Persons subject to EU jurisdiction can continue to provide until 2 January 2025 the restricted services and software intended for the exclusive use of entities established in Belarus owned by, or solely or jointly controlled by, an entity incorporated or constituted under the law of a Member State, a country member of the European Economic Area, Switzerland or an EU partner country.

New designation criterion

A new designation criterion, mirroring the criterion already in place from June 2023 for the Russian sanction program, has been added in order to target with asset freeze measures those circumventing EU sanctions or significantly undermining their purpose as well as natural or legal persons associated with them.

Firewall derogation

The provision of restricted services or lifting of asset freeze measures can be authorized if necessary for the setting-up, certification or evaluation of a firewall removing the control exercised by a listed person over the assets of a non-listed Union entity which the listed person owns or controls.

Anti-circumvention

The anti-circumvention clause has been amended to clarify that circumvention includes not only the cases where a person deliberately seeks to circumvent restrictive measures, but also where a person participates in an activity without having as an object the circumvention of the sanctions, yet it can be demonstrated that such person was aware that his/her actions could have had the effect of circumventing the sanctions, and accepted that as a possibility. There is no specific definition of the level of intent, although it would appear that a lower standard than deliberate knowledge (i.e., negligence) would be applicable.
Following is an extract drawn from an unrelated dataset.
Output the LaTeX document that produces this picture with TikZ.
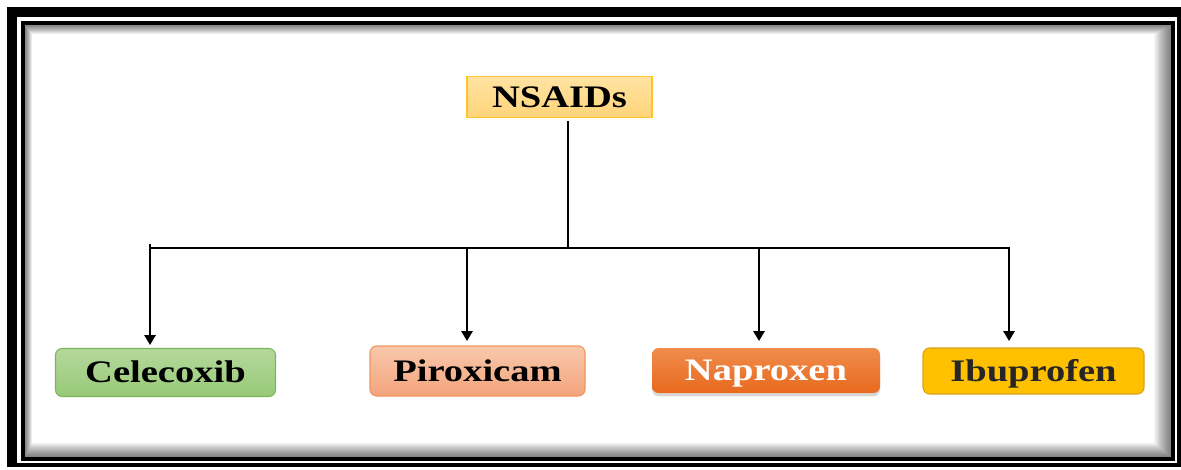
\documentclass[tikz,border=0pt]{standalone}
\usepackage{fontspec}
\setmainfont{Liberation Serif}[FakeStretch=1.23]
\usetikzlibrary{arrows.meta,shadows}

\definecolor{frameblack}{HTML}{000000}
\definecolor{rootTop}{HTML}{FFE3A3}
\definecolor{rootBot}{HTML}{FFD47A}
\definecolor{rootLine}{HTML}{FFC32E}
\definecolor{greenTop}{HTML}{B5D99C}
\definecolor{greenBot}{HTML}{97C977}
\definecolor{greenLine}{HTML}{7DB65A}
\definecolor{salmonTop}{HTML}{F8C8AC}
\definecolor{salmonBot}{HTML}{F3A47C}
\definecolor{salmonLine}{HTML}{F0955E}
\definecolor{orangeTop}{HTML}{F08C4C}
\definecolor{orangeBot}{HTML}{E8691E}
\definecolor{goldFill}{HTML}{FFC000}
\definecolor{goldLine}{HTML}{D8A31A}
\definecolor{darktext}{HTML}{262626}

\tikzset{
  label font/.style={font=\fontsize{23.5}{26}\selectfont\bfseries},
  drugbox/.style={label font, inner sep=0pt, text height=15.6pt, text depth=0pt,
    rounded corners=5pt, line width=0.8pt},
  rootbox/.style={label font, inner sep=0pt, text height=15.6pt, text depth=0pt,
    draw=rootLine, line width=0.8pt, top color=rootTop, bottom color=rootBot,
    minimum width=138.75pt, minimum height=30.75pt},
  conn/.style={line width=1.5pt, black},
  arrowc/.style={conn, -{Triangle[width=8.5pt,length=7.5pt]}},
}

\begin{document}
\begin{tikzpicture}[x=0.75pt,y=-0.75pt]
\useasboundingbox (0,0) rectangle (1181,470);
\fill[white] (0,0) rectangle (1181,470);

% double frame
\fill[frameblack] (7,7) rectangle (1181,467);
\fill[white] (17,17) rectangle (1177,463);
\fill[frameblack] (21,21) rectangle (1175,461);
\fill[white] (25,25) rectangle (1171,457);
% inner shadow along the frame
\foreach \k in {1,...,14}{
  \fill[black,opacity=0.045,even odd rule]
    (25,25) rectangle (1171,457)
    ({25+\k*0.5},{25+\k*0.65}) rectangle ({1171-\k*1.2},{457-\k*1.0});
}

% nodes
\node[rootbox] (root) at (559.5,97) {NSAIDs};

\node[drugbox, draw=greenLine, top color=greenTop, bottom color=greenBot,
      minimum width=165pt, minimum height=36pt] (cel) at (165.5,372.5) {Celecoxib};
\node[drugbox, draw=salmonLine, top color=salmonTop, bottom color=salmonBot,
      minimum width=161.25pt, minimum height=37.5pt] (pir) at (477.5,371) {Piroxicam};
\node[drugbox, draw=none, top color=orangeTop, bottom color=orangeBot, text=white,
      drop shadow={opacity=0.3, shadow xshift=0pt, shadow yshift=-2.5pt},
      minimum width=171pt, minimum height=33.75pt] (nap) at (766,370.5) {Naproxen};
\node[drugbox, draw=goldLine, fill=goldFill, text=darktext,
      minimum width=165.75pt, minimum height=34.5pt] (ibu) at (1033.5,371) {Ibuprofen};

% connector points
\coordinate (hub) at (568,248);
\coordinate (barL) at (150,248);
\coordinate (barR) at (1009,248);
\coordinate (brP) at (467,248);
\coordinate (brN) at (759,248);
\coordinate (inC) at (150,345);
\coordinate (inP) at (467,341);
\coordinate (inN) at (759,341);
\coordinate (inI) at (1009,341);

\draw[conn] ([yshift=-2.2pt]root.south -| hub) -- (hub);
\draw[conn, line cap=rect] ([yshift=2pt]barL) -- (barL) -- (barR);
\draw[arrowc] (barL) -- (inC);
\draw[arrowc] (brP) -- (inP);
\draw[arrowc] (brN) -- (inN);
\draw[arrowc] (barR) -- (inI);
\end{tikzpicture}
\end{document}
EU parent companies are now obliged to make their “best efforts” to ensure that their subsidiaries in third countries do not take part in any activities that could undermine EU sanctions.

The term “best efforts”, as already referenced in the recently adopted 14th package of sanctions against Russia, is defined as taking all possible steps that are feasible for the EU operator in view of its nature, its size and the relevant factual circumstances, in particular the degree of effective control over the entity established outside the EU.

No-Belarus clause” - EU exporters are requested to prohibit in their contracts the re-exportation to Belarus or for use in Belarus of sensitive goods and technology (i.e., goods and technology suited for use in aviation or the space industry, firearms and other arms and common high-priority items).

  • EU exporters should now also perform due diligence to prevent the re-export of common high-priority items to Belarus or for use in Belarus, and to ensure that their foreign subsidiaries do the same.

Protection of EU operators

The regulation introduces a provision enabling EU operators to obtain compensation in EU Member States’ courts from Belarusian individuals and entities that caused damages to them. That includes damages caused to companies owned by EU operators in connection with a contract or transaction the performance of which was affected by the measures imposed against Belarus provided that such EU operator does not have effective access to other remedies, e.g., under a bilateral investment treaty.